DO THIS -> Everything from the first line to the line containing "from bokeh.resources import INLINE" is to be repeated exactly; nothing past it.

• • • • •

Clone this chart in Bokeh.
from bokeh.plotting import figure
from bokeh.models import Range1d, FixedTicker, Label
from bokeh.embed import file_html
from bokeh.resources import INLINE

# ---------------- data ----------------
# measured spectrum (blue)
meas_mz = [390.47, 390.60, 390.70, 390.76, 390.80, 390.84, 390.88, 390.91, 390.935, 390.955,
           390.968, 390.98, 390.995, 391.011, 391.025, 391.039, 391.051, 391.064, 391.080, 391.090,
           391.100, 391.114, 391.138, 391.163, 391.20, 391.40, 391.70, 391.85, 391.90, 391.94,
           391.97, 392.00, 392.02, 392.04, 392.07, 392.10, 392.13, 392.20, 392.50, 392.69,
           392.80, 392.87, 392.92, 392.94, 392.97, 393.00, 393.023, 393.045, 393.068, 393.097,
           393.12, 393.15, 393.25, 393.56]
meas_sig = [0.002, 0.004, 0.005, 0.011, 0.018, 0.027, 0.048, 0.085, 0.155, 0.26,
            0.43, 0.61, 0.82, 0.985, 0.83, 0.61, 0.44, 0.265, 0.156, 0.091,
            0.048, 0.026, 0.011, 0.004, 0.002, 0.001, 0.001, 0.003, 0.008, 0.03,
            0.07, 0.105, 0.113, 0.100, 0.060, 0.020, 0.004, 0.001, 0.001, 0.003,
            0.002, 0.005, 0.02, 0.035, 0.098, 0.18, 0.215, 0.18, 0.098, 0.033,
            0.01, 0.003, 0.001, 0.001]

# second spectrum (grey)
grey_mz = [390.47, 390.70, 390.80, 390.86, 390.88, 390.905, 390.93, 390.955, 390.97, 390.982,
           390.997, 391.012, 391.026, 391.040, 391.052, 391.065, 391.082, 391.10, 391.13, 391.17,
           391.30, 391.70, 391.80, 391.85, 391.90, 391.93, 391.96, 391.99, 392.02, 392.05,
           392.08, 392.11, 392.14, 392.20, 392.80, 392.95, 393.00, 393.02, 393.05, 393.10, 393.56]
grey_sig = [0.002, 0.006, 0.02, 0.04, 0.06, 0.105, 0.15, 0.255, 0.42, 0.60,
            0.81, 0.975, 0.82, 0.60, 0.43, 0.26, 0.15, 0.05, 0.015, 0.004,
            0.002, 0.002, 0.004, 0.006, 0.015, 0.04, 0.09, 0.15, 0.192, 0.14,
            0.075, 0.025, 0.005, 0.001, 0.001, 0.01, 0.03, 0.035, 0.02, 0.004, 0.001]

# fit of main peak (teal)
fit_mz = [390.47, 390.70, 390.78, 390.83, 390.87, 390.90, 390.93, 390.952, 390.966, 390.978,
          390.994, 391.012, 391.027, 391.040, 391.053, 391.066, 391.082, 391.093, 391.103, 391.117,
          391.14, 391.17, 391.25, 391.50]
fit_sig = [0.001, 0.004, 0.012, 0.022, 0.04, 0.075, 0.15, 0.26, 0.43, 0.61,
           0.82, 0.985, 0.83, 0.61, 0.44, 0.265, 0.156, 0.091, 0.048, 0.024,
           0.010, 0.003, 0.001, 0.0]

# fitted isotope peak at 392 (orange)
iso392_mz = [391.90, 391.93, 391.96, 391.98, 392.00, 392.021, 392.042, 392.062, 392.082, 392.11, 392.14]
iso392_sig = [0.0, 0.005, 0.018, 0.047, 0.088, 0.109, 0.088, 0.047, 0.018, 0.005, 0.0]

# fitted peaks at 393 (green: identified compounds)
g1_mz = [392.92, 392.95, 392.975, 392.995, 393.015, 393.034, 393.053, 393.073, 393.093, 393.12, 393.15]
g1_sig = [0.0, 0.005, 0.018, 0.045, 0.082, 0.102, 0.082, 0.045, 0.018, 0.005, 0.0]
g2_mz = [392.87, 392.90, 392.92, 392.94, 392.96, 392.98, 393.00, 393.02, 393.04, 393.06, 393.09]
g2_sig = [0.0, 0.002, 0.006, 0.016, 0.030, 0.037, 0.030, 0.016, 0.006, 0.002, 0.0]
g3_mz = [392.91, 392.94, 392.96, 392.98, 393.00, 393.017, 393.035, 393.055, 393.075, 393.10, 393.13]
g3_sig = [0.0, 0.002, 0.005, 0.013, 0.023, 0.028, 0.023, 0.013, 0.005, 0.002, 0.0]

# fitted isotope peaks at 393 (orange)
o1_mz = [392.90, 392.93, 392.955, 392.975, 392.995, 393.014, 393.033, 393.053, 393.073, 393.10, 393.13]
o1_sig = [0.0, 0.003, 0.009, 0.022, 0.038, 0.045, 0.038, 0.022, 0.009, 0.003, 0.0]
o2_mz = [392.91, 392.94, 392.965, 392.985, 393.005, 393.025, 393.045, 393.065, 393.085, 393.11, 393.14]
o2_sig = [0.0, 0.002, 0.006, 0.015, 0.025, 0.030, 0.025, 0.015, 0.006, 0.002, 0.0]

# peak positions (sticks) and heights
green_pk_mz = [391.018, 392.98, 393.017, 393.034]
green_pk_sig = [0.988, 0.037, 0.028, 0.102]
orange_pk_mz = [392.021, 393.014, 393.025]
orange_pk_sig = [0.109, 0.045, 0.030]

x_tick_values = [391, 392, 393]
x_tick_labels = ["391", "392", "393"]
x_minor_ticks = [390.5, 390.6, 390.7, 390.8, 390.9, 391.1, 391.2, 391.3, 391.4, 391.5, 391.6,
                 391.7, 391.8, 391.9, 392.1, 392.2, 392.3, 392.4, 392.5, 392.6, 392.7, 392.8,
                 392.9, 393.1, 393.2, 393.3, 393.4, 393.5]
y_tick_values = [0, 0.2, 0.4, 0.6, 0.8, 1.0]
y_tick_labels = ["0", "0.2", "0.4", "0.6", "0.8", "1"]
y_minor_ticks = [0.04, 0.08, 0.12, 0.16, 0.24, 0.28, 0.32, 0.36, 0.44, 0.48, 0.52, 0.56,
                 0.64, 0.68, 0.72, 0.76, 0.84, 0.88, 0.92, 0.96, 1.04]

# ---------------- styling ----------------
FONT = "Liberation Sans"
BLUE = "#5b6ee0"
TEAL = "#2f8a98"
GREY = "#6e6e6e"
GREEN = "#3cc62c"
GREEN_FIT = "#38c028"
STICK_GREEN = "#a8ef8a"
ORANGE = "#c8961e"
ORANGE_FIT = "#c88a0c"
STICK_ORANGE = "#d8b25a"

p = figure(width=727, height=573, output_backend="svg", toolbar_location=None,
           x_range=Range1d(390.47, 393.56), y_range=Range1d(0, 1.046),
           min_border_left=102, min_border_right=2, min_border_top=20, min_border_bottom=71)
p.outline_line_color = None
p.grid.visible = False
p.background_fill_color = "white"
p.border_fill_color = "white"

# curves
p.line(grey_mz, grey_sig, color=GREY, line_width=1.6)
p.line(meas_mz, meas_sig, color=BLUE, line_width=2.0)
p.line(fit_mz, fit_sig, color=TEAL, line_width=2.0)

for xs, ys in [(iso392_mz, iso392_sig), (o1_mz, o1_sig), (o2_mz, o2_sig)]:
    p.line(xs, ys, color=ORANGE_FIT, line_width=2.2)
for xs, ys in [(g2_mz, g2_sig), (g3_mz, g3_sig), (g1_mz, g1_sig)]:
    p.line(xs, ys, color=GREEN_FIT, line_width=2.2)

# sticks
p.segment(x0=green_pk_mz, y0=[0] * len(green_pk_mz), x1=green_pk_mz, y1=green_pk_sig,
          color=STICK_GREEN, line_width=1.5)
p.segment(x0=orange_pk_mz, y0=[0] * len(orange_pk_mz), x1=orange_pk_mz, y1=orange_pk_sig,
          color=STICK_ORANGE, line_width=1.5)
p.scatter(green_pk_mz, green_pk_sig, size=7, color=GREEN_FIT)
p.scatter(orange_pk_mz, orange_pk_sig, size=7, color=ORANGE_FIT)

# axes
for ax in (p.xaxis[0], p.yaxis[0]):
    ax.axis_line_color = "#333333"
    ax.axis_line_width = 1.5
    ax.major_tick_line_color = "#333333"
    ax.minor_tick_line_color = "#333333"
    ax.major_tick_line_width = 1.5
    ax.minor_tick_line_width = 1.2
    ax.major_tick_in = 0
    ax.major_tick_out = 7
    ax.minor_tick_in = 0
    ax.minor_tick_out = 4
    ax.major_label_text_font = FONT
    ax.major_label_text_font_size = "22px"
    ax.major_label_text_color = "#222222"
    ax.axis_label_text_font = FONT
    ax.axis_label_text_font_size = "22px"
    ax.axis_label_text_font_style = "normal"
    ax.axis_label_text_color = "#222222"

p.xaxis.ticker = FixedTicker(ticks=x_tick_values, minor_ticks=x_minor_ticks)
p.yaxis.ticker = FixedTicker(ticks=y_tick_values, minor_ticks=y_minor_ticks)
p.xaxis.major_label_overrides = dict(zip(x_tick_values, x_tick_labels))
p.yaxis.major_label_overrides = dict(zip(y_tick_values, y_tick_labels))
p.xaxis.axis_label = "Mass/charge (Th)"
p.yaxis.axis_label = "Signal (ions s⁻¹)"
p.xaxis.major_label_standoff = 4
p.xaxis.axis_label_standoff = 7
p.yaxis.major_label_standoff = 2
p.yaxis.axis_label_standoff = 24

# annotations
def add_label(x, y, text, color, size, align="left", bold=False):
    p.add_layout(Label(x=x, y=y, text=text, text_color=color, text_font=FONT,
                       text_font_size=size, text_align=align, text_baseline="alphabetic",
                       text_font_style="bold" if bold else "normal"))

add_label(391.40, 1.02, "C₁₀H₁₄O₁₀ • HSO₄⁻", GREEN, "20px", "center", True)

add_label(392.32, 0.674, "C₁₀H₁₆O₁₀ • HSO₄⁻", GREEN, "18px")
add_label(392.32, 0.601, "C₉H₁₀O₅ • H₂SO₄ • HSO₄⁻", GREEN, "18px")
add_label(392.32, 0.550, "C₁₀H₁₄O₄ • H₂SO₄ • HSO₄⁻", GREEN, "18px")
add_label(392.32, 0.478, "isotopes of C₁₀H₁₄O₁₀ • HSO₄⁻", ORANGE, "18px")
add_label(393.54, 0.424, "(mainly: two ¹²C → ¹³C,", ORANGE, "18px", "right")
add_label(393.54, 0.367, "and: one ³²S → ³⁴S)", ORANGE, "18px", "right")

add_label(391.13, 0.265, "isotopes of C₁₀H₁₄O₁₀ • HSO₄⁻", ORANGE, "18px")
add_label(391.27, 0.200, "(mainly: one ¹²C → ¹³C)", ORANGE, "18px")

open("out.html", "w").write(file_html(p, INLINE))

• • • • •

WRITTEN RESPONSE ->
Clone this chart in Bokeh.
from bokeh.plotting import figure
from bokeh.models import Range1d, FixedTicker, Label
from bokeh.embed import file_html
from bokeh.resources import INLINE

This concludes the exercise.